▸ **PROBLEM TO WORK ON**
Return the lines that follow, exactly as they appear, from the first through the one containing "0.006, 0.004, 0];"; no pictures are to be included.

▸ **INFORMATION PROVIDED**

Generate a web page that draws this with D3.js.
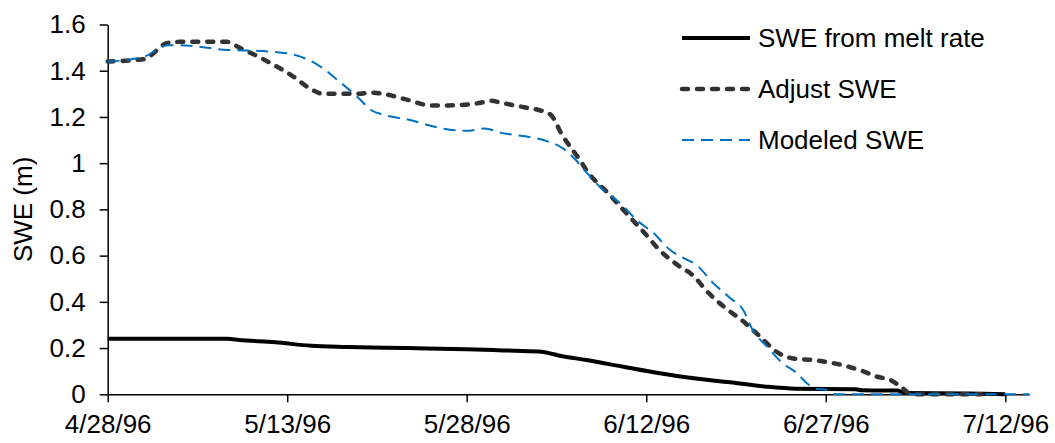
<!DOCTYPE html>
<html>
<head>
<meta charset="utf-8">
<script src="https://cdn.jsdelivr.net/npm/d3@7"></script>
<style>
  body { margin: 0; background: #fff; }
  text { font-family: "Liberation Sans", Arial, sans-serif; }
</style>
</head>
<body>
<div id="chart"></div>
<script>
// days counted from 4/28/96
var startDate = new Date(1996, 3, 28);

var meltDays = [0, 10, 11, 14, 17, 20, 25, 30, 33, 36, 38, 40, 43, 46, 49, 52, 55, 57.5, 62.5, 63, 66, 66.5, 72, 75];
var meltSWE = [0.24, 0.24, 0.235, 0.225, 0.21, 0.205, 0.2, 0.195, 0.19, 0.185, 0.165, 0.148, 0.12, 0.092, 0.069, 0.052, 0.033, 0.024, 0.022, 0.017, 0.016, 0.006, 0.004, 0];

var adjustDays = [0, 3, 5, 6, 10, 11, 13, 15.5, 17, 18, 21, 22, 23, 25, 27, 28.5, 31, 32, 33, 35, 36, 37, 38, 39.5, 40, 42, 43.4, 45, 46, 47.6, 49, 50, 51.7, 53, 54.5, 56, 57.3, 59, 60.6, 62, 63.1, 64.3, 65.4, 66.2, 67.2, 73];
var adjustSWE = [1.44, 1.45, 1.52, 1.525, 1.525, 1.5, 1.45, 1.375, 1.32, 1.3, 1.3, 1.305, 1.3, 1.275, 1.25, 1.25, 1.26, 1.27, 1.26, 1.24, 1.23, 1.21, 1.12, 1.01, 0.97, 0.86, 0.78, 0.69, 0.63, 0.56, 0.51, 0.45, 0.37, 0.32, 0.25, 0.18, 0.155, 0.148, 0.135, 0.118, 0.1, 0.076, 0.062, 0.036, 0, 0];

var modeledDays = [0, 3, 5, 6, 10, 13, 15.5, 18, 19.2, 21, 22, 23, 25, 28, 30, 31.5, 33, 35, 36.4, 38, 39, 40, 41.4, 42.8, 44.2, 45.6, 47, 48.1, 49.2, 50.6, 52, 53.1, 53.9, 55.1, 56.4, 57.6, 58.4, 59.3, 60, 60.5, 77];
var modeledSWE = [1.44, 1.46, 1.51, 1.51, 1.49, 1.485, 1.47, 1.41, 1.36, 1.28, 1.23, 1.21, 1.19, 1.15, 1.14, 1.15, 1.13, 1.115, 1.1, 1.065, 1.02, 0.96, 0.884, 0.828, 0.754, 0.698, 0.624, 0.59, 0.559, 0.481, 0.417, 0.365, 0.278, 0.206, 0.134, 0.091, 0.049, 0.023, 0.02, 0, 0];

var xTickDays = [0, 15, 30, 45, 60, 75];
var xTickLabels = ["4/28/96", "5/13/96", "5/28/96", "6/12/96", "6/27/96", "7/12/96"];
var yTicks = [0, 0.2, 0.4, 0.6, 0.8, 1, 1.2, 1.4, 1.6];

var seriesNames = ["SWE from melt rate", "Adjust SWE", "Modeled SWE"];

var width = 1055, height = 443;
var dayOf = function (d) { return new Date(startDate.getTime() + d * 864e5); };

var svg = d3.select('#chart')
    .append('svg')
    .attr('width', width)
    .attr('height', height);

var x = d3.scaleTime()
    .domain([startDate, dayOf(77)])
    .range([107.7, 1029.2]);

var y = d3.scaleLinear()
    .domain([0, 1.6])
    .range([394.3, 24.5]);

// axes
var xAxis = svg.append('g')
    .attr('transform', 'translate(0,' + y(0) + ')')
    .call(d3.axisBottom(x)
        .tickValues(xTickDays.map(dayOf))
        .tickFormat(function (d, i) { return xTickLabels[i]; })
        .tickSize(8)
        .tickPadding(12)
        .tickSizeOuter(0));

var yAxis = svg.append('g')
    .attr('transform', 'translate(' + x(startDate) + ',0)')
    .call(d3.axisLeft(y)
        .tickValues(yTicks)
        .tickFormat(d3.format('~g'))
        .tickSize(8)
        .tickPadding(14)
        .tickSizeOuter(0));

[xAxis, yAxis].forEach(function (a) {
    a.selectAll('path, line').attr('stroke', '#000').attr('stroke-width', 1.5);
    a.selectAll('text').attr('font-size', 26).attr('fill', '#000')
        .attr('font-family', '"Liberation Sans", Arial, sans-serif');
});

svg.append('text')
    .text('SWE (m)')
    .attr('transform', 'translate(32,' + ((y(0) + y(1.6)) / 2) + ') rotate(-90)')
    .attr('text-anchor', 'middle')
    .attr('font-size', 26)
    .attr('fill', '#000');

// series
var styles = [
    { color: '#000000', width: 4, dash: null, cap: 'butt' },
    { color: '#333333', width: 4.5, dash: '6,9', cap: 'round' },
    { color: '#0070C0', width: 2, dash: '12,7', cap: 'butt' }
];

var seriesData = [
    d3.zip(meltDays, meltSWE),
    d3.zip(adjustDays, adjustSWE),
    d3.zip(modeledDays, modeledSWE)
];

var line = d3.line()
    .x(function (d) { return x(dayOf(d[0])); })
    .y(function (d) { return y(d[1]); })
    .curve(d3.curveMonotoneX);

seriesData.forEach(function (data, i) {
    svg.append('path')
        .attr('d', line(data))
        .attr('fill', 'none')
        .attr('stroke', styles[i].color)
        .attr('stroke-width', styles[i].width)
        .attr('stroke-dasharray', styles[i].dash)
        .attr('stroke-linecap', styles[i].cap)
        .attr('stroke-linejoin', 'round');
});

// legend
var legendY = [38, 89, 140];
seriesNames.forEach(function (name, i) {
    svg.append('line')
        .attr('x1', 682)
        .attr('x2', 750)
        .attr('y1', legendY[i])
        .attr('y2', legendY[i])
        .attr('stroke', styles[i].color)
        .attr('stroke-width', styles[i].width)
        .attr('stroke-dasharray', styles[i].dash)
        .attr('stroke-linecap', styles[i].cap);

    svg.append('text')
        .text(name)
        .attr('x', 758)
        .attr('y', legendY[i])
        .attr('dy', '0.35em')
        .attr('font-size', 26)
        .attr('fill', '#000');
});
</script>
</body>
</html>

▸ **ANSWER TO THIS PROBLEM**
Generate a web page that draws this with D3.js.
<!DOCTYPE html>
<html>
<head>
<meta charset="utf-8">
<script src="https://cdn.jsdelivr.net/npm/d3@7"></script>
<style>
  body { margin: 0; background: #fff; }
  text { font-family: "Liberation Sans", Arial, sans-serif; }
</style>
</head>
<body>
<div id="chart"></div>
<script>
// days counted from 4/28/96
var startDate = new Date(1996, 3, 28);

var meltDays = [0, 10, 11, 14, 17, 20, 25, 30, 33, 36, 38, 40, 43, 46, 49, 52, 55, 57.5, 62.5, 63, 66, 66.5, 72, 75];
var meltSWE = [0.24, 0.24, 0.235, 0.225, 0.21, 0.205, 0.2, 0.195, 0.19, 0.185, 0.165, 0.148, 0.12, 0.092, 0.069, 0.052, 0.033, 0.024, 0.022, 0.017, 0.016, 0.006, 0.004, 0];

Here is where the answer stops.